In Cricklewood, Montreaux was granted outline approval for its redevelopment of a former B&Q site that it wants to develop as 1,046-home scheme. But the approval came after more than two years, after the scheme was called in by the secretary of state, Michael Gove, and the planning inspector’s report was then sat on for nearly six months.

Meanwhile, Gove has said he will call in MSG’s plans for its 300ft tall Sphere in Stratford, E15. This should be good news for the developer, as the £800m project was approved by the London Legacy Development Corporation, but then blocked by London’s mayor, Sadiq Khan. Gove’s intervention, in theory, gives MSG another chance. But the developer isn’t interested. There is too much uncertainty, it said, literally taking back its ball (and selling its site) and moving on to play somewhere else.
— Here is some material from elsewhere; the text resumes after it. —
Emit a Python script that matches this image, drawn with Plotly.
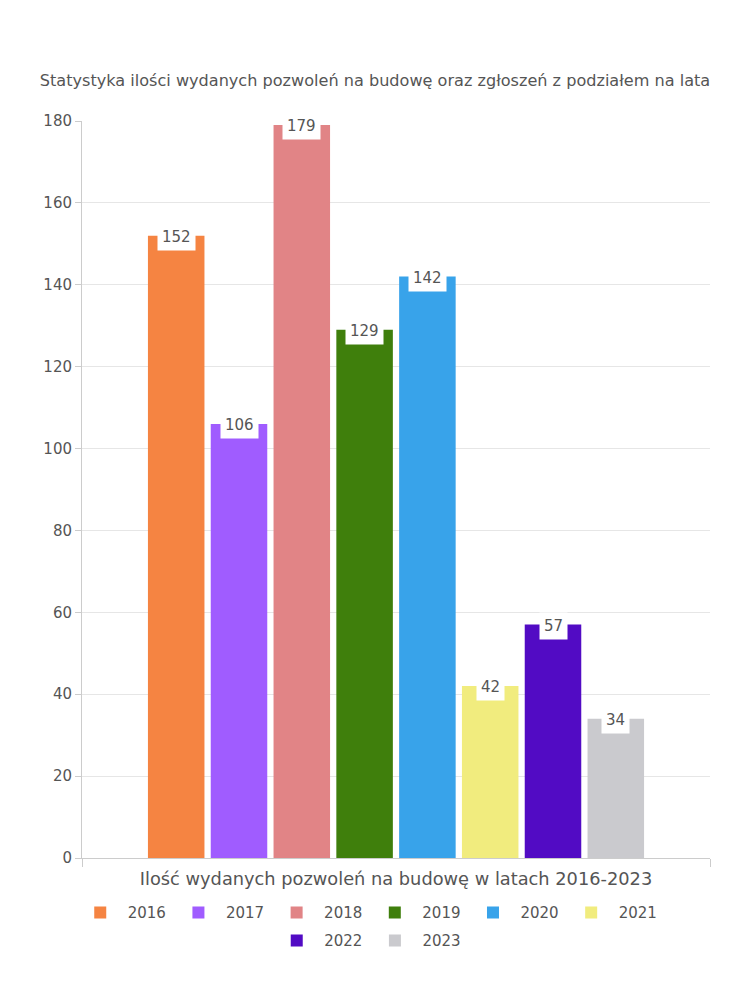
import plotly.graph_objects as go

title_text = "Statystyka ilości wydanych pozwoleń na budowę oraz zgłoszeń z podziałem na lata"
category = "Ilość wydanych pozwoleń na budowę w latach 2016-2023"
years = ["2016", "2017", "2018", "2019", "2020", "2021", "2022", "2023"]
values = [152, 106, 179, 129, 142, 42, 57, 34]
colors = ["#F58442", "#A05CFF", "#E18486", "#3F7F0C", "#38A3EA", "#F1EC7E", "#520BC4", "#CACACE"]
y_ticks = [0, 20, 40, 60, 80, 100, 120, 140, 160, 180]

W, H = 750, 1000
ML, MR, MT, MB = 82, 40, 121, 142
BARGAP, GROUPGAP = 0.2, 0.1
FONT = "DejaVu Sans"
TXT = "#555555"

fig = go.Figure()
for i, (yr, v, c) in enumerate(zip(years, values, colors)):
    fig.add_trace(go.Bar(
        x=[category], y=[v], name=yr, marker_color=c, marker_line_width=0,
        legend="legend" if i < 6 else "legend2",
        hoverinfo="y+name",
    ))

plot_w = W - ML - MR
slot = plot_w * (1 - BARGAP) / len(years)
for i, v in enumerate(values):
    fig.add_annotation(
        x=category, y=v, xref="x", yref="y", text=str(v), showarrow=False,
        xshift=(i - (len(years) - 1) / 2) * slot, yshift=-1,
        bgcolor="white", borderpad=4, font=dict(family=FONT, size=15, color=TXT),
    )

LEG_X = 0.455
fig.update_layout(
    width=W, height=H,
    margin=dict(l=ML, r=MR, t=MT, b=MB),
    paper_bgcolor="white", plot_bgcolor="white",
    barmode="group", bargap=BARGAP, bargroupgap=GROUPGAP,
    font=dict(family=FONT, size=15, color=TXT),
    title=dict(text=title_text, x=0.5, xanchor="center", y=1 - 80 / H, yanchor="middle",
               font=dict(family=FONT, size=16.1, color=TXT)),
    legend=dict(orientation="h", x=LEG_X, xanchor="center", y=-0.052, yanchor="top",
                font=dict(family=FONT, size=15, color=TXT), itemwidth=45, traceorder="normal"),
    legend2=dict(orientation="h", x=LEG_X, xanchor="center", y=-0.09, yanchor="top",
                 font=dict(family=FONT, size=15, color=TXT), itemwidth=45, traceorder="normal"),
    showlegend=True,
)
fig.update_xaxes(
    type="category", tickson="boundaries", showgrid=True, gridcolor="#e6e6e6",
    showline=True, linecolor="#cccccc", ticks="outside", ticklen=8, tickcolor="#cccccc",
    tickfont=dict(family=FONT, size=17.8, color=TXT), ticklabelstandoff=5,
)
fig.update_yaxes(
    range=[0, 180], tickvals=y_ticks, showgrid=True, gridcolor="#e6e6e6", zeroline=False,
    showline=True, linecolor="#cccccc", ticks="outside", ticklen=6, tickcolor="#cccccc",
    tickfont=dict(family=FONT, size=15, color=TXT),
)

fig.write_html("out.html")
Why should it waste more time and money on the capricious English planning system, the argument goes, when countless other cities would leap at the chance to have what it is offering?
Deadlines and costs
The measures being proposed by the government will not address the real problem, say critics. “The development sector couldn’t care less about refunds,” says the BPF’s head of planning, Sam Bensted. “All they want is certainty around deadlines and the costs. Not the costs of the application, but the costs of delay to projects and the uncertainty surrounding that.”
And there is more at stake than mere money. As Birchgrove’s Barratt says: “The cost of not building is huge to me as a developer – every week that a site sits in planning is, of course, expensive to us, the developers. But it is also huge to those people in this country who currently don’t have a place they can call home.”
The Local Government Association has predicted that local authorities face a £4bn funding gap next year, and that is just to stay still. Every other week we are seeing another example of a council issuing a section 114 notice as they struggle to control their deficits. Another 60 English councils have warned they are at risk next year, with the LGA predicting that 12 will issue notices.
As Jessup says: “If we don’t get a planning application through, the fact that we would get the planning application fee back is a drop in the ocean. It really doesn’t make a difference to us. But this will make a big difference to the councils. Nearly every council we speak to is virtually bankrupt. And that money is significant to them.”
The latest hike in planning fees and the chancellor’s “money-back guarantee” are not the solutions that are needed. “But,” Bensted says, “it has to be a positive thing that we’ve got a private sector that is very vocally saying, ‘We are willing to put more money in to get this system working better.’
“How do developers fix the planning system, I guess, is the million-dollar question,” he says. “But at least they are asking the question.”